Search and View Dead Letter Archive Messages

Amazon Athena is a powerful serverless query service that allows us to analyze data directly from Amazon S3 using standard SQL. One of the key features of Athena is its support for partition projection. Partition projection allows us to define a virtual partitioning scheme for our data stored in Amazon S3 without physically partitioning the data.

We have provided an AWS Glue Catalog database, an AWS Glue Catalog table and an example query for querying S3 DLA messages. Our AWS Glue Catalog table <prefix>_dla_glue_table defines partition projection for eventdate key which corresponds to date folder under Dead Letter Archive S3 storage location.

Note: <prefix> is your stack name with dash replaced by underscore

Procedure

  1. Navigate to AWS Athena Console:

    Launch query editor to Query your data with Trino SQL.

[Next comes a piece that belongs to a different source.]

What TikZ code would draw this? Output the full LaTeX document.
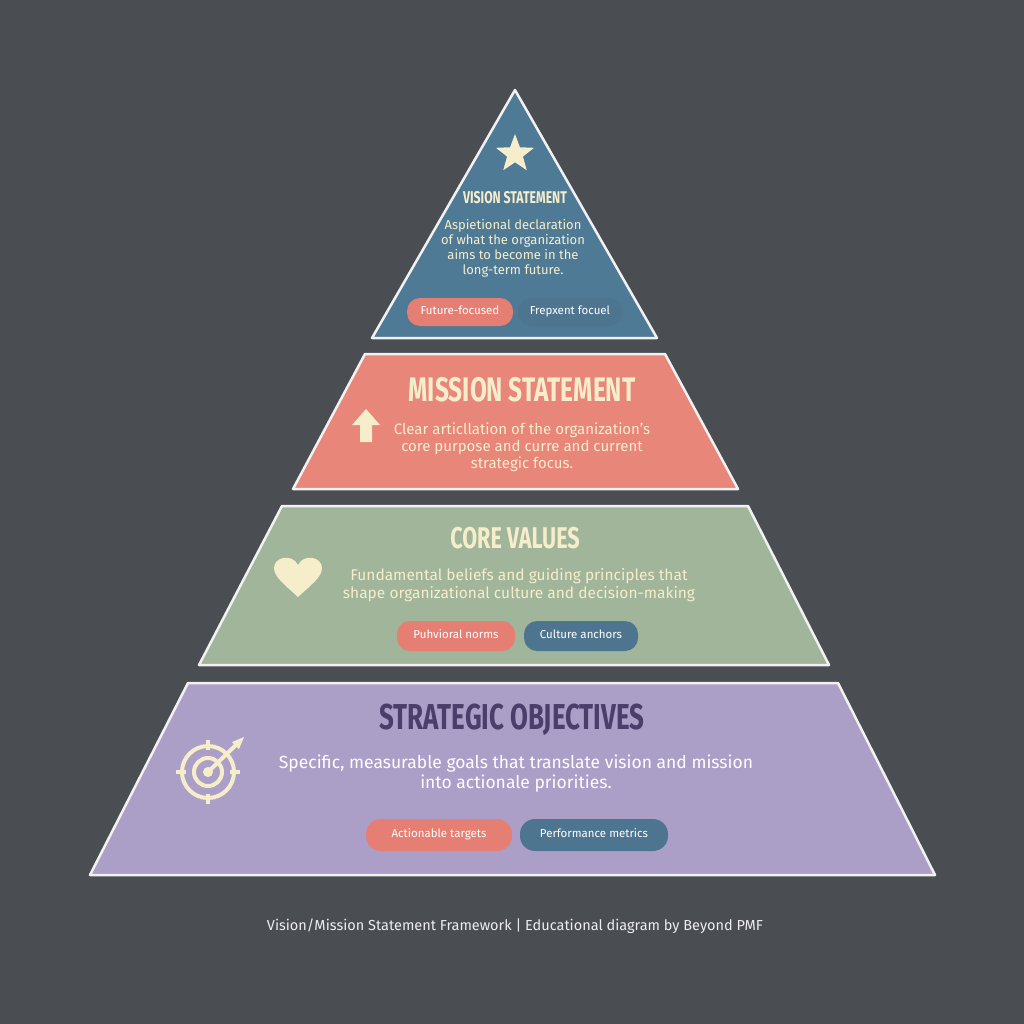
\documentclass[tikz,border=0pt]{standalone}
\usepackage{fontspec}
\setmainfont{Fira Sans}
\usetikzlibrary{shapes.geometric}
\definecolor{bg}{HTML}{4A4D52}
\definecolor{tblue}{HTML}{4F7A96}
\definecolor{tsal}{HTML}{E8867A}
\definecolor{tgreen}{HTML}{A0B59A}
\definecolor{tlav}{HTML}{AC9FC7}
\definecolor{cream}{HTML}{F6EDCB}
\definecolor{dpur}{HTML}{4A3F6B}
\definecolor{pillblue}{HTML}{4D7590}
\definecolor{pillsal}{HTML}{E57F74}
\begin{document}
\begin{tikzpicture}[x=1pt,y=-1pt,
  tier/.style={draw=white!92!bg,line width=2.5pt,line join=round},
  ttl/.style={font=\bfseries,xscale=0.72,text=cream},
  body/.style={align=center,text=cream,font=\fontsize{13}{15}\selectfont},
  pill/.style={rounded corners=13pt,minimum height=28pt,text=white,font=\fontsize{11.5}{13}\selectfont,inner sep=0pt,text height=8pt,text depth=2.5pt}]
\fill[bg] (0,0) rectangle (1024,1024);
\useasboundingbox (0,0) rectangle (1024,1024);
% tiers
\draw[tier,fill=tblue] (515,90) -- (657,338) -- (372,338) -- cycle;
\draw[tier,fill=tsal] (365,354) -- (665,354) -- (738,489) -- (293,489) -- cycle;
\draw[tier,fill=tgreen] (282,506) -- (748,506) -- (829,665) -- (199,665) -- cycle;
\draw[tier,fill=tlav] (188,683) -- (838,683) -- (935,875) -- (90,875) -- cycle;
% tier 1
\node[star,star points=5,star point ratio=2.4,fill=cream,minimum size=40pt,inner sep=0pt] (star) at (515,154) {};
\node[ttl,font=\fontsize{17}{19}\bfseries\selectfont] (t1) at (515,198) {VISION STATEMENT};
\node[body] (b1) at (513,248) {Aspietional declaration\\of what the organization\\aims to become in the\\long-term future.};
\node[pill,fill=pillsal,minimum width=106pt] (p1) at (460,312) {Future-focused};
\node[pill,fill=pillblue,minimum width=104pt] (p2) at (570,312) {Frepxent focuel};
% tier 2
\node[ttl,font=\fontsize{34}{36}\bfseries\selectfont] (t2) at (522,390) {MISSION STATEMENT};
\draw[fill=cream,draw=none] (366,409) -- (380,425) -- (372,425) -- (372,442) -- (360,442) -- (360,425) -- (352,425) -- cycle;
\node[body,font=\fontsize{15}{17}\selectfont] (b2) at (522,447) {Clear articllation of the organization's\\core purpose and curre and current\\strategic focus.};
% tier 3
\node[ttl,font=\fontsize{30}{32}\bfseries\selectfont] (t3) at (515,538) {CORE VALUES};
\fill[cream] (298,597) .. controls (285,585) and (274,577) .. (274,568) .. controls (274,557) and (292,553) .. (298,565) .. controls (304,553) and (322,557) .. (322,568) .. controls (322,577) and (311,585) .. (298,597) -- cycle;
\node[body,font=\fontsize{15.5}{17.5}\selectfont] (b3) at (519,585) {Fundamental beliefs and guiding principles that\\shape organizational culture and decision-making};
\node[pill,fill=pillsal,minimum width=118pt,minimum height=30pt] (p3) at (456,636) {Puhvioral norms};
\node[pill,fill=pillblue,minimum width=114pt,minimum height=30pt] (p4) at (581,636) {Culture anchors};
% tier 4
\node[ttl,text=dpur,font=\fontsize{36}{38}\bfseries\selectfont] (t4) at (512,720) {STRATEGIC OBJECTIVES};
\begin{scope}[cream,line width=4pt]
\draw (208,772) circle (26);
\draw (208,772) circle (14);
\fill (208,772) circle (5);
\draw (176,772) -- (186,772) (230,772) -- (240,772) (208,740) -- (208,750) (208,794) -- (208,804);
\draw (210,770) -- (238,743);
\fill (232,742) -- (244,737) -- (239,749) -- cycle;
\end{scope}
\node[body,text=white,font=\fontsize{17.5}{20}\selectfont] (b4) at (516,774) {Specific, measurable goals that translate vision and mission\\into actionale priorities.};
\node[pill,fill=pillsal,minimum width=146pt,minimum height=32pt,rounded corners=15pt] (p5) at (439,835) {Actionable targets};
\node[pill,fill=pillblue,minimum width=148pt,minimum height=32pt,rounded corners=15pt] (p6) at (594,835) {Performance metrics};
% caption
\node[text=white!90!bg,font=\fontsize{14.5}{16}\selectfont] (cap) at (515,926) {Vision/Mission Statement Framework \textbar{} Educational diagram by Beyond PMF};
\end{tikzpicture}
\end{document}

    Choose Workgroup <prefix>_athena_workgroup from the workgroup drop down menu and acknowledge Workgroup <prefix>_athena_workgroup settings.

    The Saved queries tab should have an example query <prefix>_athena_test_query, click it to open.

    Select the appropriate database <prefix>_glue_database from the Database dropdown menu and run the query.

  2. Write and Run the Query:

    When the query includes the partition key eventdate, the query on the table will be executed using partition projection settings and would result in faster results by directly scanning the folder and files based on the partition information provided in the query.

    In the following query, the data is filtered based on the eventdate partition key and a specific value in the granules column. $path returns the S3 file location for the data in a table row.

    select "$path",
    *
    from <prefix>_dla_glue_table
    where eventdate between '2024-03-10' and '2024-03-15'
    and contains(
    granules,
    'MOD09GQ.A5039420.mQk0tM.006.9370766211793'
    )

    See SQL reference for Athena for the complete SQL guide.